Pour atteindre le niveau de détail imaginé dans ce film et pour y voir des millions d’avatars et d’objets interagir entre-eux, l’entreprise américaine Intel estime que les puissances de calculs actuelles doivent encore être multipliées par 1000. Un sacré défi quand on sait qu’Intel justement envisage de multiplier par seulement 10 la capacité de ses puces électroniques au cours des 10 ans à venir… Heureusement d’autres entreprises travaillent pour participer à cet effort de développement et saisir les opportunités qu’offre un tel défi.

On pense aux entreprises développant des casques de réalité virtuelle. Sony a récemment déposé un brevet pour l’invention d’un nouveau type de casque censé améliorer le rendu et réduire énormément la sensation de vertige parfois créée par l’utilisation de ces produits. On pense à d’autres utilisant l’intelligence artificielle ou permettant à des utilisateurs de monétiser la puissance de calcul de leur carte graphique via le cloud afin de rendre le métavers réalité. C’est le cas par exemple du Render Network (et de son token RNDR) qui travaille désormais en partenariat avec la blockchain Solana.

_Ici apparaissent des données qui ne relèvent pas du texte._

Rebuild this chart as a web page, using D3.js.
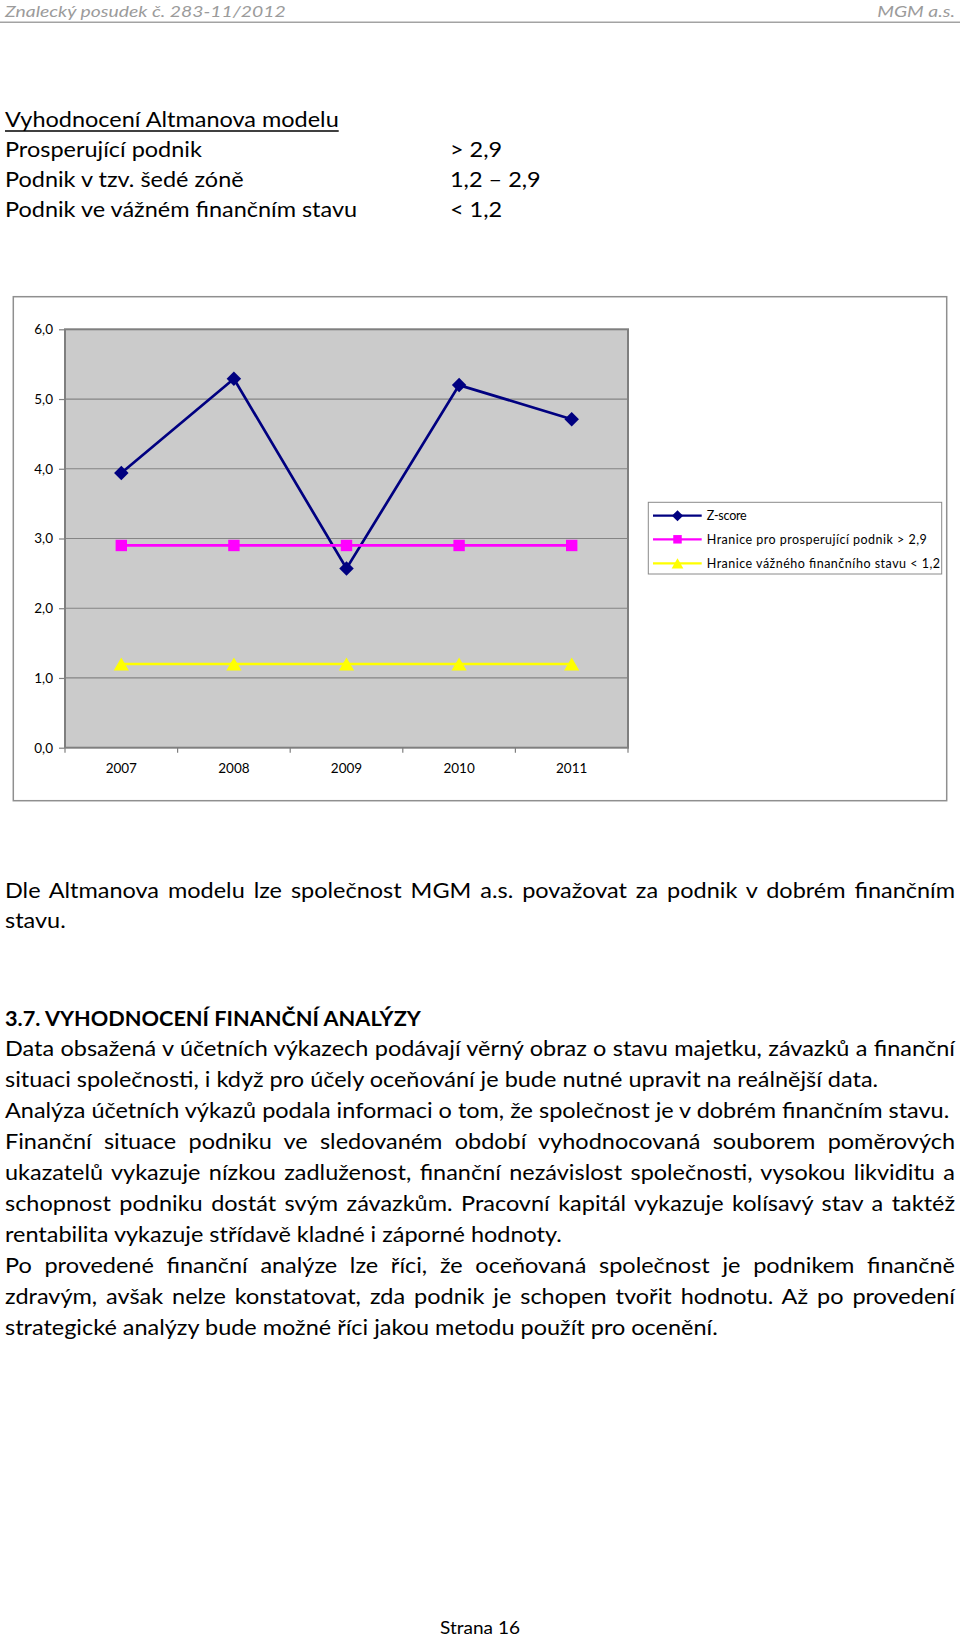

La ou les blockchains qu’utilise un métavers semble aussi être un facteur de réussite car certaines semblent plus adaptées que d’autres à la création de ce monde digital en interaction continue. Decentraland utilise pour l’instant la blockchain Polygon. Or pour Jules Urbach, fondateur du Render Network, la blockchain Solana est à ce jour celle qui possède les meilleurs atouts techniques pour y développer un métavers. Le Render Network avait d’ailleurs commencé par utiliser Ethereum puis Polygon avant de passer sur Solana.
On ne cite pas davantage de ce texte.